As you might have seen from the news posted yesterday, the Wii Shop Channel will officially shut down in early 2019. Now, this isn’t really big news to some, as a lot of players have moved on from the Wii and Wii U in favor of the Nintendo Switch, but the Shop Channel was actually home to a number of great games, including various Virtual Console classics (like games from the Turbo-Grafx era – Gate of Thunder!) and a few original WiiWare games.
And amongst the WiiWare library that’s available, Konami actually made quite an impact, releasing three sequels to hit franchises that were labeled the ReBirth series, as a way to pay tribute to these games while offering up some new features that players could enjoy. Most of these games were an afterthought at first, but, upon second glance, they’re really quite incredible – even after all these years.
Although there’s a slim chance in hell we’ll see these games again – especially with Konami and its current “not-so-much-into-gaming” stance, we couldn’t help but pay tribute to the three ReBirth games that came out and wonder, “Hey, why can’t these games be given a second chance on Nintendo Switch?” To quote the classic SNL Celebrity Jeopardy sketch, “You’re sitting on a gold mine, Trebek!”
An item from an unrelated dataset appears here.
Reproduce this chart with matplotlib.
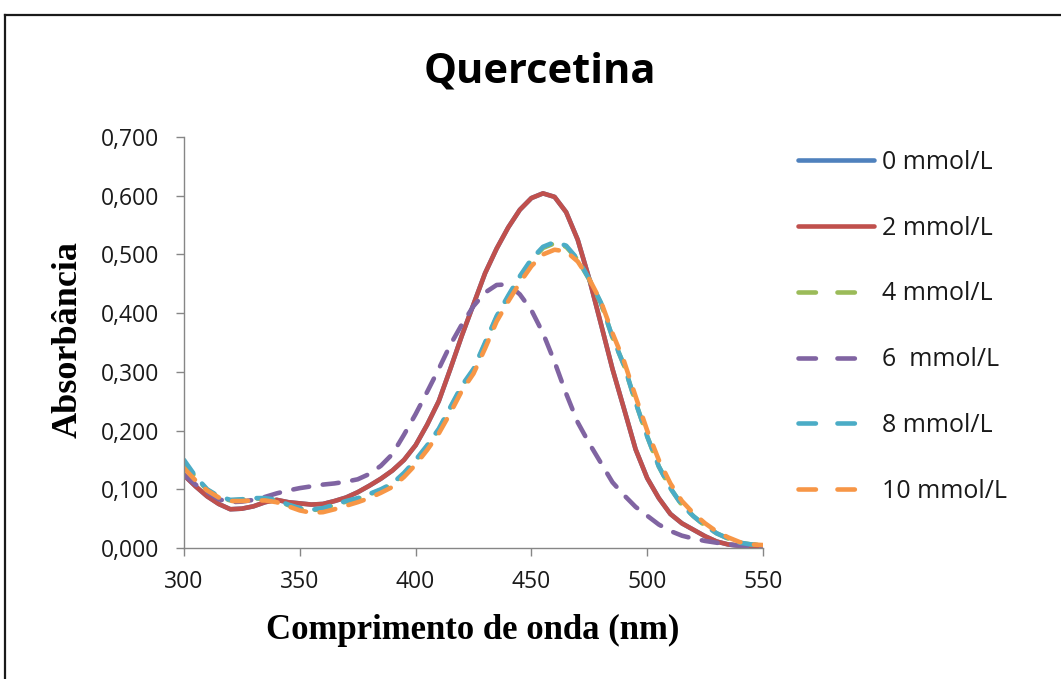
import matplotlib
matplotlib.use("Agg")
import matplotlib.pyplot as plt
from matplotlib.lines import Line2D
from matplotlib.ticker import FuncFormatter, MultipleLocator

wavelength = list(range(300, 551, 5))

abs_2 = [0.124, 0.105, 0.088, 0.075, 0.066, 0.067, 0.071, 0.078, 0.082, 0.078,
         0.076, 0.074, 0.075, 0.080, 0.086, 0.095, 0.106, 0.118, 0.132, 0.150,
         0.175, 0.210, 0.250, 0.305, 0.362, 0.415, 0.468, 0.510, 0.546, 0.576,
         0.596, 0.604, 0.598, 0.572, 0.525, 0.458, 0.382, 0.305, 0.237, 0.168,
         0.119, 0.085, 0.058, 0.042, 0.031, 0.020, 0.011, 0.006, 0.004, 0.003,
         0.003]
abs_0 = list(abs_2)

abs_6 = [0.125, 0.108, 0.095, 0.083, 0.078, 0.079, 0.082, 0.087, 0.093, 0.098,
         0.102, 0.105, 0.108, 0.110, 0.113, 0.117, 0.126, 0.140, 0.160, 0.193,
         0.228, 0.266, 0.305, 0.346, 0.381, 0.412, 0.435, 0.448, 0.449, 0.432,
         0.405, 0.366, 0.317, 0.263, 0.214, 0.178, 0.145, 0.112, 0.090, 0.070,
         0.055, 0.040, 0.029, 0.021, 0.016, 0.012, 0.009, 0.006, 0.004, 0.003,
         0.002]

abs_8 = [0.150, 0.122, 0.100, 0.088, 0.082, 0.083, 0.085, 0.085, 0.082, 0.074,
         0.068, 0.065, 0.068, 0.074, 0.080, 0.085, 0.092, 0.100, 0.110, 0.128,
         0.150, 0.175, 0.203, 0.240, 0.277, 0.305, 0.350, 0.395, 0.430, 0.463,
         0.492, 0.513, 0.521, 0.515, 0.492, 0.458, 0.418, 0.359, 0.311, 0.248,
         0.190, 0.139, 0.102, 0.073, 0.054, 0.038, 0.025, 0.016, 0.009, 0.006,
         0.005]

abs_4 = [0.147, 0.120, 0.099, 0.087, 0.081, 0.082, 0.084, 0.084, 0.081, 0.073,
         0.067, 0.064, 0.067, 0.073, 0.079, 0.084, 0.091, 0.099, 0.109, 0.126,
         0.148, 0.173, 0.201, 0.238, 0.275, 0.303, 0.348, 0.393, 0.428, 0.461,
         0.490, 0.511, 0.519, 0.513, 0.491, 0.457, 0.417, 0.359, 0.311, 0.248,
         0.190, 0.139, 0.102, 0.073, 0.054, 0.038, 0.025, 0.016, 0.009, 0.006,
         0.005]

abs_10 = [0.136, 0.115, 0.098, 0.086, 0.080, 0.080, 0.081, 0.081, 0.078, 0.071,
          0.064, 0.060, 0.061, 0.066, 0.072, 0.078, 0.085, 0.094, 0.104, 0.121,
          0.142, 0.167, 0.195, 0.230, 0.268, 0.297, 0.340, 0.386, 0.420, 0.452,
          0.480, 0.500, 0.508, 0.505, 0.488, 0.458, 0.420, 0.366, 0.318, 0.258,
          0.200, 0.150, 0.110, 0.080, 0.059, 0.042, 0.028, 0.018, 0.010, 0.006,
          0.005]

labels = ["0 mmol/L", "2 mmol/L", "4 mmol/L", "6  mmol/L", "8 mmol/L", "10 mmol/L"]
series = [abs_0, abs_2, abs_4, abs_6, abs_8, abs_10]
colors = ["#4F81BD", "#C0504D", "#9BBB59", "#8064A2", "#4BACC6", "#F79646"]
styles = ["solid", "solid", "dashed", "dashed", "dashed", "dashed"]

x_ticks = [300, 350, 400, 450, 500, 550]

W, H = 1061, 679
fig = plt.figure(figsize=(W / 100, H / 100), dpi=100)
ax = fig.add_axes([184 / W, 1 - 548 / H, (763 - 184) / W, (548 - 137) / H])

sans = ["Open Sans", "DejaVu Sans"]
serif = ["Liberation Serif", "DejaVu Serif"]

handles = []
for y, lab, c, st in zip(series, labels, colors, styles):
    if st == "solid":
        ax.plot(wavelength, y, color=c, lw=3.3, solid_capstyle="round",
                solid_joinstyle="round", label=lab)
        handles.append(Line2D([], [], color=c, lw=3.3, solid_capstyle="round"))
    else:
        ax.plot(wavelength, y, color=c, lw=3.3, dashes=(3.5, 3.0),
                dash_capstyle="round", dash_joinstyle="round", label=lab)
        handles.append(Line2D([], [], color=c, lw=3.3, dashes=(3.8, 4.7),
                              dash_capstyle="round"))

ax.set_xlim(300, 550)
ax.set_ylim(0, 0.7)
ax.set_xticks(x_ticks)
ax.yaxis.set_major_locator(MultipleLocator(0.1))
ax.yaxis.set_major_formatter(FuncFormatter(lambda v, p: f"{v:.3f}".replace(".", ",")))

for s in ["top", "right"]:
    ax.spines[s].set_visible(False)
for s in ["left", "bottom"]:
    ax.spines[s].set_color("#868686")
    ax.spines[s].set_linewidth(1.0)
ax.tick_params(axis="both", direction="out", length=6, width=1.0, color="#868686",
               labelsize=16.5, labelcolor="#1a1a1a")
ax.tick_params(axis="x", pad=10)
ax.tick_params(axis="y", pad=12)
for lbl in ax.get_xticklabels() + ax.get_yticklabels():
    lbl.set_family(sans)

fig.text(540 / W, 1 - 72 / H, "Quercetina", ha="center", va="center",
         fontsize=30, fontweight="bold", family=sans)
fig.text(473 / W, 1 - 630 / H, "Comprimento de onda (nm)", ha="center", va="center",
         fontsize=25, fontweight="bold", family=serif)
fig.text(68 / W, 1 - 340 / H, "Absorbância", ha="center", va="center",
         rotation=90, fontsize=26, fontweight="bold", family=serif)

leg = fig.legend(handles=handles, labels=labels, loc="upper left",
                 bbox_to_anchor=(798 / W, 1 - 150 / H), frameon=False,
                 borderaxespad=0, borderpad=0, handlelength=3.05, handletextpad=0.3,
                 labelspacing=1.63, prop={"family": sans, "size": 18})
for t in leg.get_texts():
    t.set_color("#1a1a1a")

# outer frame of the chart area (cropped at right and bottom)
fig.add_artist(Line2D([5 / W, 1.0], [1 - 15 / H, 1 - 15 / H], transform=fig.transFigure,
                      color="#1a1a1a", lw=1.6))
fig.add_artist(Line2D([5 / W, 5 / W], [0.0, 1 - 15 / H], transform=fig.transFigure,
                      color="#1a1a1a", lw=1.6))

fig.savefig("out.png", dpi=100)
Let’s look at each of the games and see what made them so special. (You can still get them on the Wii Shop Channel for Wii and Wii U right now, but come late March, you won’t be able to buy them anymore.)
First up is the remix of Gradius, the classic side-scrolling shooter series that got its start on the NES before spinning out a number of memorable sequels, most notably the hard-to-find Gradius V on PlayStation 2. Released in 2009, this shooter is frenetically difficult, with a number of punishing challenges and boss battles that will keep you on your toes as you attempt to get powered up.
Konami did a very respectable job with this game, bumping up the visuals to very good heights and producing a soundtrack with a number of classic melodies. Plus, the leaderboards still allow you to challenge players for bragging rights, as you can work your way up the rankings and try to become the elite at the world of Gradius.
This game was a lot of fun – although it’s custom-built for those that can appreciate a good, challenging shooter.
For those wondering why they don’t make good ol’ Castlevania games anymore, well, you’ll be able to enjoy Igarashi-san’s Bloodstained next year, so you have that. In the meantime, though, Castlevania: The Adventure ReBirth is well worth a look, packing a number of classic memories from the series in a side-scrolling adventure that doesn’t let up.
Although the game is a little more on the bright side than most dark Castlevania adventures, it still looks great, and the music is nostalgic, stirring up memories of older games in the series. And it’s pretty challenging, especially when you get to the later boss encounters.
We’ll probably never see a 2D Castlevania game again, so enjoy the ones that came out – including this classic you might have missed.
For a while there, Contra games were greatly appreciated, with fans digging in to challenging affairs like Super C, Contra Hard Corps and, of course, Contra III: The Alien Wars. But we haven’t seen too much of the series lately, outside the interesting anime spin-off Hard Corps: Uprising.
With that, Contra ReBirth deserves a revisit. It definitely takes a few notes from the Contra III design school, with a number of weapons to switch to. It also features some crazy boss battles, including an underground tussle with a rock statue, as well as a full-blown assault with a robotic freak, while surrounded by what appears to be mechanized…camels?
It’s a bit on the crazy side, but that’s really what makes Contra so special – it’s a run-and-gun treat that deserves a second look, especially if you’ve been looking to play something from the old-school side of things.
Again, a re-release of these games seems a bit on the iffy side, mainly because of Konami’s current logic with the gaming market. But, seriously, if these games were re-released for another platform – either separately or as part of a ReBirth trilogy package – it’d make the company some serious money, and remind players that, yes, they care about the old-school beyond slapping licenses onto a pachinko machine.
For that matter, the games look custom-built with the Nintendo Switch in mind. Being able to play classic Konami games on the go or on your TV? Who wouldn’t want that? We sure do.